Go Back

Hot Cocoa Meringue Cookies

Delightful airy cookies that capture the essence of hot cocoa, perfect for cozy gatherings and festive treats.
Prep Time 15 minutes
Cook Time 23 minutes
Total Time 38 minutes
Servings: 24 cookies
Course: Dessert, Snack
Cuisine: American
Calories: 60

Ingredients
  

Cookie Ingredients
  • 2 large egg whites room temperature
  • 1/4 teaspoon cream of tartar
  • 3/4 cup granulated sugar
  • 3/4 cup semi-sweet chocolate chips
  • 2 tablespoons hot cocoa mix without marshmallows
  • Chocolate sprinkles for garnish
  • Mallow bits for garnish

Method
 

Preparation
  1. Preheat your oven to 300 degrees and line a cookie sheet with parchment paper.
  2. In a large bowl, add the egg whites and cream of tartar.
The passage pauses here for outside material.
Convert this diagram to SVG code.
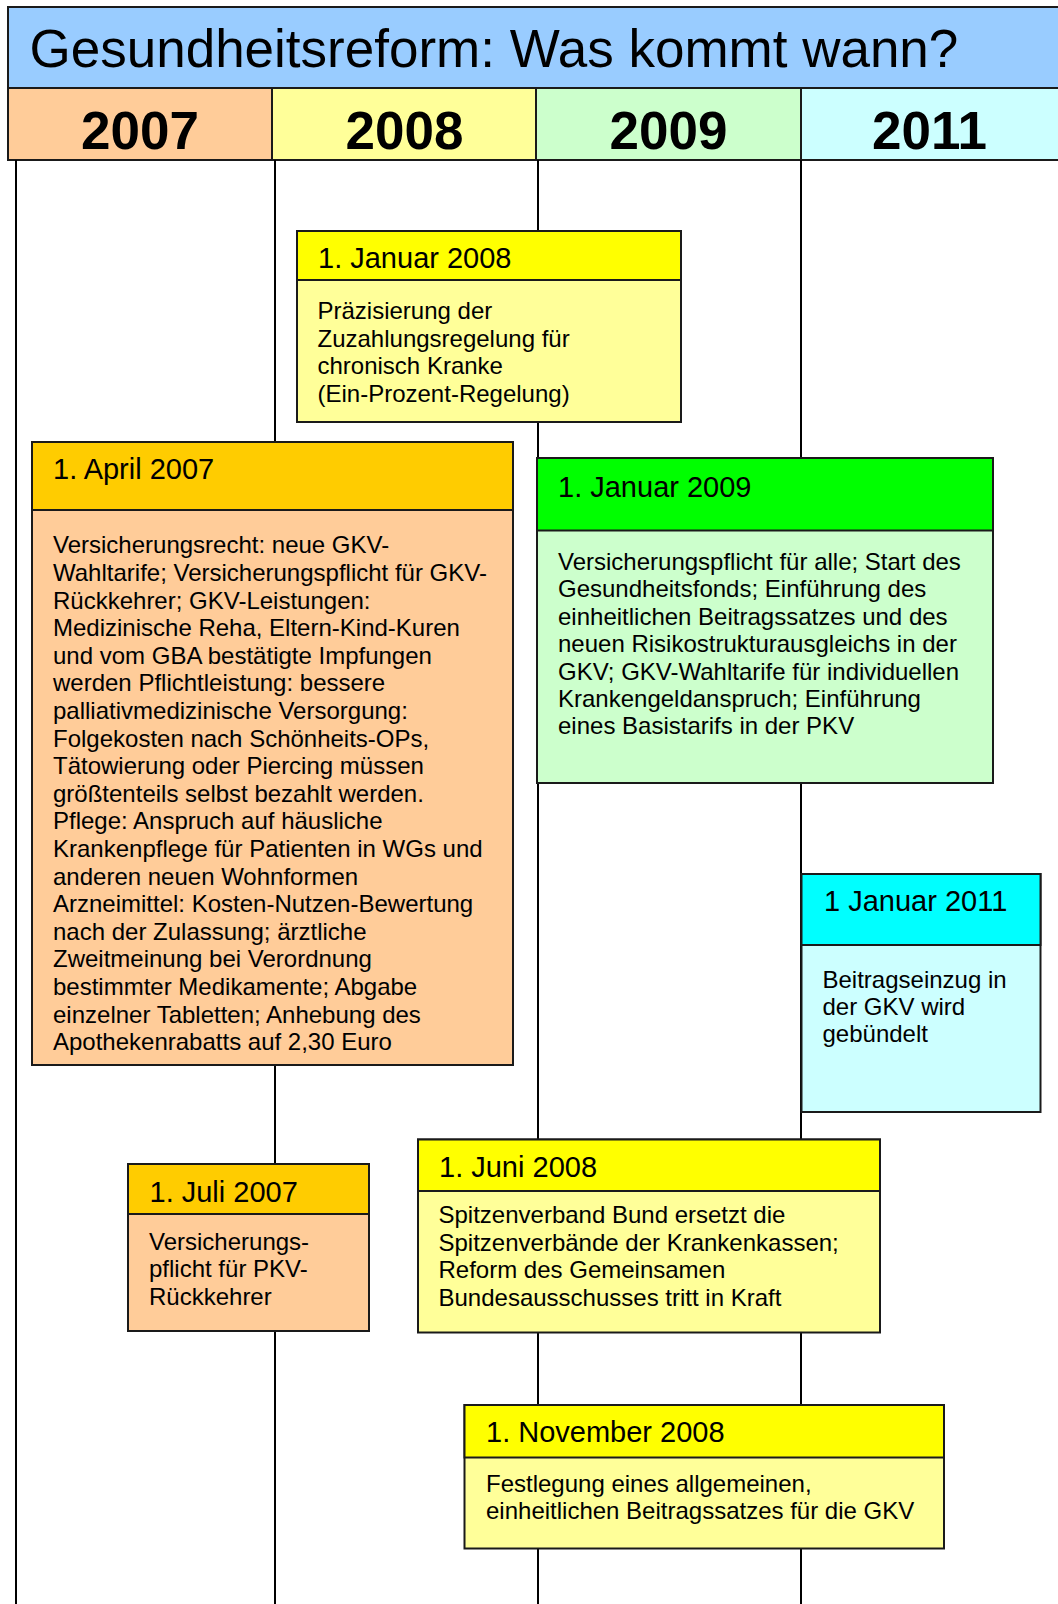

Beat on high until soft peaks form.
  3. Gradually add in the sugar while continuing to whip until stiff peaks form.
  4. Sift the hot cocoa mix over the meringue and gently fold it in.
  5. Gently fold in the chocolate chips.
  6. Using a 1 1/2 tablespoon cookie scoop, drop mounds of the batter onto your prepared cookie sheet, spacing them about 2 inches apart.
  7. Top each meringue with sprinkles of chocolate or mallow bits.
Baking
  1. Bake for 20-23 minutes until the edges start to brown.
  2. Turn the oven off and let the cookies sit inside for about 30 minutes.
  3. Once dried, transfer them to wax paper to cool.

Notes

Store in an airtight container at room temperature. Ensure they cool completely before storing to maintain their texture.